* _REQUIRED WORK_
Set down, exactly as written, the lines from the top of the data to the line that holds "28.0, 27.6, 27.0]", and omit the pictures.

++++++++++

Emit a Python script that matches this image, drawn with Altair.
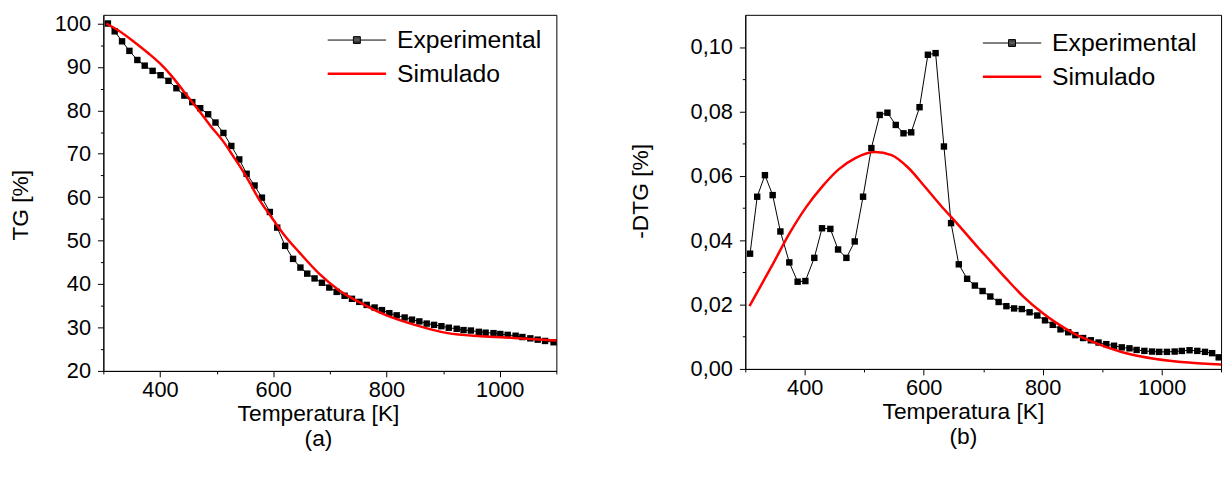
import altair as alt
import pandas as pd

FONT = "Liberation Sans"

# ---------------- data ----------------
series_names = ["Experimental", "Simulado"]
series_colors = ["black", "red"]

# (a) TG experimental
tg_T = [308, 320, 333, 346, 360, 373, 387, 401, 415, 429,
        443, 457, 471, 485, 498, 512, 526, 540, 553, 567,
        580, 594, 607, 621, 635, 648, 660, 673, 686, 699,
        712, 726, 739, 752, 765, 779, 792, 805, 818, 832,
        845, 858, 871, 884, 897, 910, 924, 936, 949, 963,
        975, 989, 1001, 1014, 1028, 1040, 1054, 1067, 1080, 1095]
tg_exp = [100.0, 98.2, 95.9, 93.7, 91.6, 90.3, 89.1, 88.1, 86.8, 85.1,
          83.4, 81.9, 80.5, 79.1, 77.2, 74.8, 71.8, 68.7, 65.4, 62.7,
          59.9, 56.6, 53.0, 48.8, 45.8, 43.8, 42.4, 41.3, 40.3, 39.2,
          38.2, 37.3, 36.6, 35.9, 35.2, 34.6, 34.0, 33.3, 32.8, 32.3,
          31.8, 31.4, 30.9, 30.6, 30.3, 29.95, 29.7, 29.4, 29.3, 29.0,
          28.8, 28.7, 28.5, 28.3, 28.1, 27.8, 27.5, 27.2, 26.9, 26.6]

# (a) TG simulated
tgs_T = [305, 330, 355, 380, 400, 420, 440, 450, 472, 490, 512, 530, 547, 560, 573,
         587, 600, 620, 646, 681, 716, 751, 798, 850, 908, 967, 1025, 1100]
tgs_val = [100.0, 98.1, 95.7, 93.1, 90.8, 88.0, 84.7, 83.0, 79.4, 76.3, 72.8, 69.3, 65.9, 63.0, 59.9,
           57.2, 54.8, 51.2, 47.3, 42.4, 38.6, 35.9, 32.9, 30.6, 28.7, 28.0, 27.6, 27.0]

# (b) -DTG experimental
dtg_T = [308, 320, 333, 346, 359, 374, 388, 401, 416, 429,
         443, 456, 470, 484, 498, 512, 526, 539, 553, 566,
         579, 593, 607, 620, 634, 646, 659, 673, 686, 699,
         712, 726, 739, 752, 765, 778, 791, 804, 817, 830,
         843, 855, 868, 881, 894, 907, 920, 933, 946, 958,
         971, 984, 996, 1009, 1022, 1034, 1047, 1060, 1073, 1085, 1096]
dtg_exp = [0.0358, 0.0535, 0.0602, 0.0540, 0.0427, 0.0331, 0.0271, 0.0273, 0.0345, 0.0437,
           0.0435, 0.0371, 0.0345, 0.0396, 0.0535, 0.0686, 0.0789, 0.0796, 0.0758, 0.0732,
           0.0735, 0.0813, 0.0976, 0.0981, 0.0691, 0.0453, 0.0325, 0.0280, 0.0259, 0.0242,
           0.0225, 0.0208, 0.0195, 0.0188, 0.0186, 0.0176, 0.0166, 0.0151, 0.0137, 0.0123,
           0.0114, 0.0105, 0.0096, 0.0089, 0.0082, 0.0077, 0.0072, 0.0067, 0.0064, 0.0059,
           0.0056, 0.0054, 0.0053, 0.0053, 0.0054, 0.0056, 0.0058, 0.0056, 0.0053, 0.0049, 0.0036]

# (b) -DTG simulated
dtgs_T = [307, 326, 347, 374, 402, 430, 457, 485, 518, 546, 574, 602, 629,
          657, 690, 712, 740, 768, 801, 823, 850, 879, 934, 990, 1045, 1100]
dtgs_val = [0.0195, 0.0258, 0.0328, 0.0420, 0.0502, 0.0568, 0.0620, 0.0655, 0.0674, 0.0664,
            0.0625, 0.0566, 0.0507, 0.0450, 0.0380, 0.0335, 0.0278, 0.0224, 0.0172, 0.0143,
            0.0113, 0.0088, 0.0052, 0.0031, 0.0020, 0.0014]

x_major = [400, 600, 800, 1000]
x_minor = [300, 500, 700, 900, 1100]
tg_major = [20, 30, 40, 50, 60, 70, 80, 90, 100]
tg_minor = [25, 35, 45, 55, 65, 75, 85, 95]
dtg_major = [0.0, 0.02, 0.04, 0.06, 0.08, 0.10]
dtg_minor = [0.01, 0.03, 0.05, 0.07, 0.09]

# legend symbols (custom paths): line with a small filled square / plain line
PATH_EXP = ("M-2.95,0H2.95M-0.35,-0.35H0.35V0.35H-0.35Z"
            "M-0.35,-0.23H0.35M-0.35,-0.12H0.35M-0.35,0.12H0.35M-0.35,0.23H0.35")
PATH_SIM = "M-2.95,0H2.95"


def panel(exp_T, exp_v, sim_T, sim_v, ydomain, ymajor, yminor, ytitle, caption,
          width, height, ylabel_expr, ytitle_pad, ytitle_y, xtitle_x, leg_x, leg_y):
    df_exp = pd.DataFrame({"T": exp_T, "v": exp_v})
    df_sim = pd.DataFrame({"T": sim_T, "v": sim_v, "serie": series_names[1]})

    xs = alt.Scale(domain=[300, 1100], nice=False, zero=False)
    ys = alt.Scale(domain=ydomain, nice=False, zero=False)

    y_main_kw = dict(orient="left", values=ymajor, tickSize=6, labelPadding=7,
                     title=ytitle, titlePadding=ytitle_pad, labelFlush=False,
                     titleY=ytitle_y)
    if ylabel_expr:
        y_main_kw["labelExpr"] = ylabel_expr

    x_main = alt.Axis(orient="bottom", values=x_major, tickSize=6, labelPadding=3,
                      format="d", labelFlush=False, title=["Temperatura [K]", caption],
                      titlePadding=2, titleLineHeight=25, titleX=xtitle_x,
                      titleAlign="center", titleAnchor="start")
    x_min = alt.Axis(orient="bottom", values=x_minor, tickSize=3, labels=False,
                     domain=False, title=None)
    y_main = alt.Axis(**y_main_kw)
    y_min = alt.Axis(orient="left", values=yminor, tickSize=3, labels=False,
                     domain=False, title=None)

    line = alt.Chart(df_exp).mark_line(color="black", strokeWidth=1).encode(
        x=alt.X("T:Q", scale=xs, axis=x_main),
        y=alt.Y("v:Q", scale=ys, axis=y_main),
    )
    pts = alt.Chart(df_exp).mark_point(shape="square", filled=True, size=42,
                                       color="black", opacity=1).encode(
        x=alt.X("T:Q", scale=xs, axis=x_min),
        y=alt.Y("v:Q", scale=ys, axis=y_min),
    )
    sim = alt.Chart(df_sim).mark_line(color="red", strokeWidth=2.5,
                                      interpolate="monotone").encode(
        x=alt.X("T:Q", scale=xs, axis=None),
        y=alt.Y("v:Q", scale=ys, axis=None),
    )
    leg = alt.Legend(title=None, orient="none", legendX=leg_x, legendY=leg_y,
                     direction="vertical", labelFont=FONT, labelFontSize=25,
                     labelColor="black", symbolSize=400, symbolOffset=19.5,
                     labelOffset=28, rowPadding=8, padding=0)
    legend_layer = alt.Chart(df_sim).transform_filter("false").mark_point(
        filled=False, opacity=1).encode(
        x=alt.X("T:Q", scale=xs, axis=None),
        y=alt.Y("v:Q", scale=ys, axis=None),
        color=alt.Color("serie:N", scale=alt.Scale(domain=series_names, range=series_colors),
                        legend=leg),
        shape=alt.Shape("serie:N", scale=alt.Scale(domain=series_names, range=[PATH_EXP, PATH_SIM]),
                        legend=leg),
        strokeWidth=alt.StrokeWidth("serie:N",
                                    scale=alt.Scale(type="ordinal", domain=series_names, range=[1, 2.5]),
                                    legend=leg),
    )
    return alt.layer(line, pts, sim, legend_layer).resolve_axis(
        x="independent", y="independent"
    ).properties(width=width, height=height)


left = panel(tg_T, tg_exp, tgs_T, tgs_val, [20, 102], tg_major, tg_minor, "TG [%]", "(a)",
             458, 360, None, 21.5, 192, 217, 224.3, 13)
right = panel(dtg_T, dtg_exp, dtgs_T, dtgs_val, [0, 0.11], dtg_major, dtg_minor, "-DTG [%]", "(b)",
              481, 358, "replace(format(datum.value, '.2f'), '.', ',')", 38, 178, 220, 237.7, 16)

chart = alt.hconcat(left, right, spacing=191, bounds="flush").resolve_scale(
    color="independent", shape="independent", strokeWidth="independent"
).resolve_legend(
    color="independent", shape="independent", strokeWidth="independent"
).properties(
    padding={"left": 9.5, "top": 9.5, "right": 0, "bottom": 0}
).configure_view(
    stroke="black", strokeWidth=1
).configure_axis(
    grid=False, domainColor="black", tickColor="black", labelColor="black",
    titleColor="black", labelFont=FONT, titleFont=FONT, labelFontSize=22,
    titleFontSize=23, titleFontWeight="normal", domainWidth=1, tickWidth=1
).configure_concat(spacing=191)

chart.save("out.html", embed_options={"renderer": "svg", "actions": False})
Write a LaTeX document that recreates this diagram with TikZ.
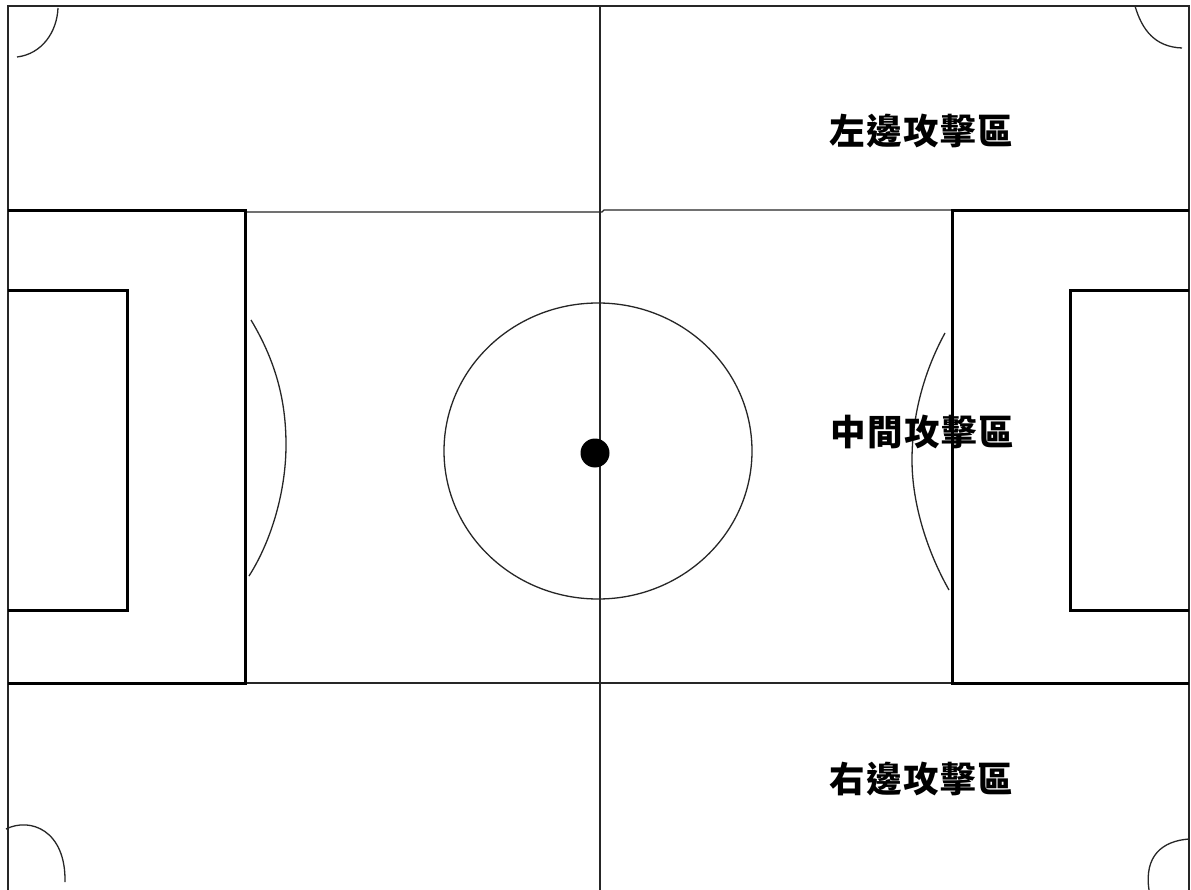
\documentclass[tikz,border=0pt]{standalone}
\usepackage{fontspec}
\newfontfamily\cjk[LetterSpace=4]{Noto Sans CJK TC}
\tikzset{thinl/.style={line width=1.3pt,black!85},thickl/.style={line width=3pt,black},lab/.style={font=\cjk\bfseries\fontsize{35.5}{37}\selectfont,inner sep=0pt}}
\begin{document}
\begin{tikzpicture}[x=1pt,y=-1pt]
\useasboundingbox (0,0) rectangle (1191,890);
\fill[white] (0,0) rectangle (1191,890);
% outer
\draw[thinl,line width=1.8pt] (8,890) -- (8,6) -- (1189,6) -- (1189,890);
\draw[thinl,line width=1.6pt] (600,6) -- (600,890);
\draw[thinl] (245,212) -- (602,212) -- (604,210) -- (952,210);
\draw[thinl] (245,683) -- (952,683);
% penalty boxes
\draw[thickl] (8,211) -- (245,211) -- (245,683) -- (8,683);
\draw[thickl] (8,291) -- (127,291) -- (127,610) -- (8,610);
\draw[thickl] (1189,211) -- (952,211) -- (952,683) -- (1189,683);
\draw[thickl] (1189,291) -- (1070,291) -- (1070,610) -- (1189,610);
% arcs
\draw[thinl] (251,320) .. controls (278,365) and (286,405) .. (286,445) .. controls (286,490) and (272,540) .. (249,576);
\draw[thinl] (945,333) .. controls (922,375) and (912,420) .. (912,460) .. controls (912,505) and (928,553) .. (949,590);
% centre circle
\draw[thinl] (598,451) ellipse (154 and 148);
\fill[black] (595,453) circle (14.5);
% corners
\draw[thinl] (58,8) .. controls (57,32) and (42,54) .. (17,57);
\draw[thinl] (1135,6) .. controls (1142,30) and (1155,47) .. (1182,48);
\draw[thinl] (6,829) .. controls (30,817) and (66,830) .. (65,882);
\draw[thinl] (1189,839) .. controls (1162,841) and (1144,856) .. (1149,890);
% labels
\node[lab] (a) at (921,131) {左邊攻擊區};
\node[lab] (b) at (922,432) {中間攻擊區};
\node[lab] (c) at (921,779) {右邊攻擊區};
\end{tikzpicture}
\end{document}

++++++++++

* _SOLUTION BELOW_
Emit a Python script that matches this image, drawn with Altair.
import altair as alt
import pandas as pd

FONT = "Liberation Sans"

# ---------------- data ----------------
series_names = ["Experimental", "Simulado"]
series_colors = ["black", "red"]

# (a) TG experimental
tg_T = [308, 320, 333, 346, 360, 373, 387, 401, 415, 429,
        443, 457, 471, 485, 498, 512, 526, 540, 553, 567,
        580, 594, 607, 621, 635, 648, 660, 673, 686, 699,
        712, 726, 739, 752, 765, 779, 792, 805, 818, 832,
        845, 858, 871, 884, 897, 910, 924, 936, 949, 963,
        975, 989, 1001, 1014, 1028, 1040, 1054, 1067, 1080, 1095]
tg_exp = [100.0, 98.2, 95.9, 93.7, 91.6, 90.3, 89.1, 88.1, 86.8, 85.1,
          83.4, 81.9, 80.5, 79.1, 77.2, 74.8, 71.8, 68.7, 65.4, 62.7,
          59.9, 56.6, 53.0, 48.8, 45.8, 43.8, 42.4, 41.3, 40.3, 39.2,
          38.2, 37.3, 36.6, 35.9, 35.2, 34.6, 34.0, 33.3, 32.8, 32.3,
          31.8, 31.4, 30.9, 30.6, 30.3, 29.95, 29.7, 29.4, 29.3, 29.0,
          28.8, 28.7, 28.5, 28.3, 28.1, 27.8, 27.5, 27.2, 26.9, 26.6]

# (a) TG simulated
tgs_T = [305, 330, 355, 380, 400, 420, 440, 450, 472, 490, 512, 530, 547, 560, 573,
         587, 600, 620, 646, 681, 716, 751, 798, 850, 908, 967, 1025, 1100]
tgs_val = [100.0, 98.1, 95.7, 93.1, 90.8, 88.0, 84.7, 83.0, 79.4, 76.3, 72.8, 69.3, 65.9, 63.0, 59.9,
           57.2, 54.8, 51.2, 47.3, 42.4, 38.6, 35.9, 32.9, 30.6, 28.7, 28.0, 27.6, 27.0]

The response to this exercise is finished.